The Cave also illuminates something subtler about education and judgment. The ascent from darkness to light is not immediate or painless. The prisoner resists. The light disorients. Familiar certainties dissolve (Republic VII, 516a–517a). Judgment in complex conditions is rarely the mechanical application of rules. It is a disciplined integration of knowledge, values, context, and consequences over time. It requires the capacity to distinguish adequacy from mere performance and to revise when inherited assumptions prove insufficient. John Dewey’s account of reflective inquiry echoes this Platonic insight: genuine learning involves reconstruction of experience rather than passive absorption of data (Dewey 1938). Without such reflective integration, we risk becoming technically proficient yet normatively adrift.

When metrics displace judgment, two pathologies tend to follow. The first is optimization without orientation: systems become extraordinarily efficient at achieving goals that no adequately informed agent would have chosen upon reflection. The second is performance without competence: outputs appear aligned while the underlying reasoning remains brittle. Alasdair MacIntyre’s analysis of institutions and practices clarifies how external goods—status, profit, measurable success—can eclipse internal standards of excellence when not properly ordered (MacIntyre 1981). The second pathology is especially visible in contemporary artificial intelligence. Large language models can generate articulate rationalizations that resemble moral reasoning, yet fluency alone does not guarantee reliable grounding in morally relevant considerations. Scholars have warned against conflating surface plausibility with deeper understanding (Bender et al. 2021; Mitchell 2019). Plato would recognize the danger: shadows speaking eloquently about light.

Education, in this context, cannot be reduced to credentialing or information transfer. It must cultivate judgment—the capacity to hold means accountable to ends, to recognize when measurement illuminates and when it distorts, and to sustain orientation toward what gives practices their point. This does not require heavy metaphysical commitments about transcendent entities. It requires only the recognition that tools do not determine the adequacy of their own use and that optimization cannot supply its own purposes. No dashboard can certify that its targets are worthy. No algorithm can guarantee that its outputs align with defensible norms. Standards must be articulated, interpreted, and revised by agents capable of reflection.

Plato’s Cave is therefore not a one-time escape story but a recurring condition. Each generation develops new shadows—new representations that risk becoming self-sealing. The question is not whether we will use metrics, technologies, or persuasive techniques; we inevitably will. The question is whether we can preserve disciplined orientation toward what they are for. The ascent remains demanding. It calls for intellectual humility, ethical integration, and willingness to endure disorientation in pursuit of clearer sight.

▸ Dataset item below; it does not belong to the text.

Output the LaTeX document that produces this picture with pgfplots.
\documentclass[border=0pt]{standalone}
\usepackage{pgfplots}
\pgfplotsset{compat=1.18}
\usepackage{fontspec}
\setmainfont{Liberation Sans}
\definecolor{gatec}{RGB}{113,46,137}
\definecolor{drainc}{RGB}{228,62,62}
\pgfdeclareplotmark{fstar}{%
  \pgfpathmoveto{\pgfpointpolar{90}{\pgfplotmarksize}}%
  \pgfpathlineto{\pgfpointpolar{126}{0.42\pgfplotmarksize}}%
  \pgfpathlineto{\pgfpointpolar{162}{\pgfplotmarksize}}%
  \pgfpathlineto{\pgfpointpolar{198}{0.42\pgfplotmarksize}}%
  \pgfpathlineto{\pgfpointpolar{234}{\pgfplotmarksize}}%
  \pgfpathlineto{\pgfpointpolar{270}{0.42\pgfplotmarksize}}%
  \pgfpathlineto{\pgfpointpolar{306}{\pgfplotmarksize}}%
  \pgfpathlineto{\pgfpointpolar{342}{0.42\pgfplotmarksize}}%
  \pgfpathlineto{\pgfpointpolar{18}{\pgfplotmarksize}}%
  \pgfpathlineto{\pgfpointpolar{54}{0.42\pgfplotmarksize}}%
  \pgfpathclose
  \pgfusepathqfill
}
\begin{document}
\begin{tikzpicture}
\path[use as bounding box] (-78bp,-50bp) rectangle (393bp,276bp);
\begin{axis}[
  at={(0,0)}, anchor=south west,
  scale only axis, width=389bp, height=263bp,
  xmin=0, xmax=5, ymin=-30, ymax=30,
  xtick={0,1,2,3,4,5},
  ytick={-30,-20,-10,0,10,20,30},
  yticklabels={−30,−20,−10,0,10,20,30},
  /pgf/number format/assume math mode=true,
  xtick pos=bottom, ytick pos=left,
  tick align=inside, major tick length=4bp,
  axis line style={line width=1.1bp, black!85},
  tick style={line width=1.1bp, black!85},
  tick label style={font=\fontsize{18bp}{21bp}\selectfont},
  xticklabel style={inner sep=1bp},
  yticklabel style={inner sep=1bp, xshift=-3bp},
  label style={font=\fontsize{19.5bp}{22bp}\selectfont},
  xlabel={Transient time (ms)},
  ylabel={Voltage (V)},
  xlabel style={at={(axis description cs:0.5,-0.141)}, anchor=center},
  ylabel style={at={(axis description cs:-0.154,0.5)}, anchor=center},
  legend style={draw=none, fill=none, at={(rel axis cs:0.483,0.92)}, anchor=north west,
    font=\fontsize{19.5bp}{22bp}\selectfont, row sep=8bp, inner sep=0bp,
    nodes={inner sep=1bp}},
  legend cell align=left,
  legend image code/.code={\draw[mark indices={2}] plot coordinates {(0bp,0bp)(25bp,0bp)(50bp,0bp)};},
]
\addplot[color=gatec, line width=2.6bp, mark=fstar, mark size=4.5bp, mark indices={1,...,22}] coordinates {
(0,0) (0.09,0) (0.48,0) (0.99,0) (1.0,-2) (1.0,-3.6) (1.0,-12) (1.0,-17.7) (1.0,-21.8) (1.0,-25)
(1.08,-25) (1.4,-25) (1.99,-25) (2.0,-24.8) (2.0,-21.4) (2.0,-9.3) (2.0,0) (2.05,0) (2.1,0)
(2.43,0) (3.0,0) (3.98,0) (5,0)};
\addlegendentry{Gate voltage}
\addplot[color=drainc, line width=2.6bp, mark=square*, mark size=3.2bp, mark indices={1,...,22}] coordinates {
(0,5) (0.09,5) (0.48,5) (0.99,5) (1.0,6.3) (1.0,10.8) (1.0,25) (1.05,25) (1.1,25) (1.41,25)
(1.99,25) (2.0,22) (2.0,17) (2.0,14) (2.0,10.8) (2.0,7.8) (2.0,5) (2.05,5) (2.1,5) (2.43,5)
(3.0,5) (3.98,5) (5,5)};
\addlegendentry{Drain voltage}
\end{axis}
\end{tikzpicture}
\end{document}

Judgment still matters because no system can secure its own legitimacy from within its performance alone. It must be answerable to standards that are not reducible to optimization. Plato’s lesson is architectural: when representation replaces orientation, shadows rule; when orientation disciplines representation, judgment governs. And only the latter sustains institutions capable of remaining both effective and worthy of trust.

References

Bender, Emily M., Timnit Gebru, Angelina McMillan-Major, and Margaret Mitchell. 2021. “On the Dangers of Stochastic Parrots: Can Language Models Be Too Big?” Proceedings of the 2021 ACM Conference on Fairness, Accountability, and Transparency.

Dewey, John. 1938. Logic: The Theory of Inquiry. New York: Henry Holt.

Goodhart, Charles. 1975. “Problems of Monetary Management: The U.K. Experience.” In Papers in Monetary Economics. Reserve Bank of Australia.

MacIntyre, Alasdair. 1981. After Virtue. Notre Dame, IN: University of Notre Dame Press.

Plato. Republic. Translated by G. M. A. Grube and C. D. C. Reeve. Indianapolis: Hackett Publishing, 1992.

Rawls, John. 1993. Political Liberalism. New York: Columbia University Press.

Strathern, Marilyn. 1997. “‘Improving Ratings’: Audit in the British University System.” European Review 5 (3): 305–321.

Mitchell, Margaret. 2019. “Artificial Intelligence Hits the Barrier of Meaning.” Information 10 (9): 286.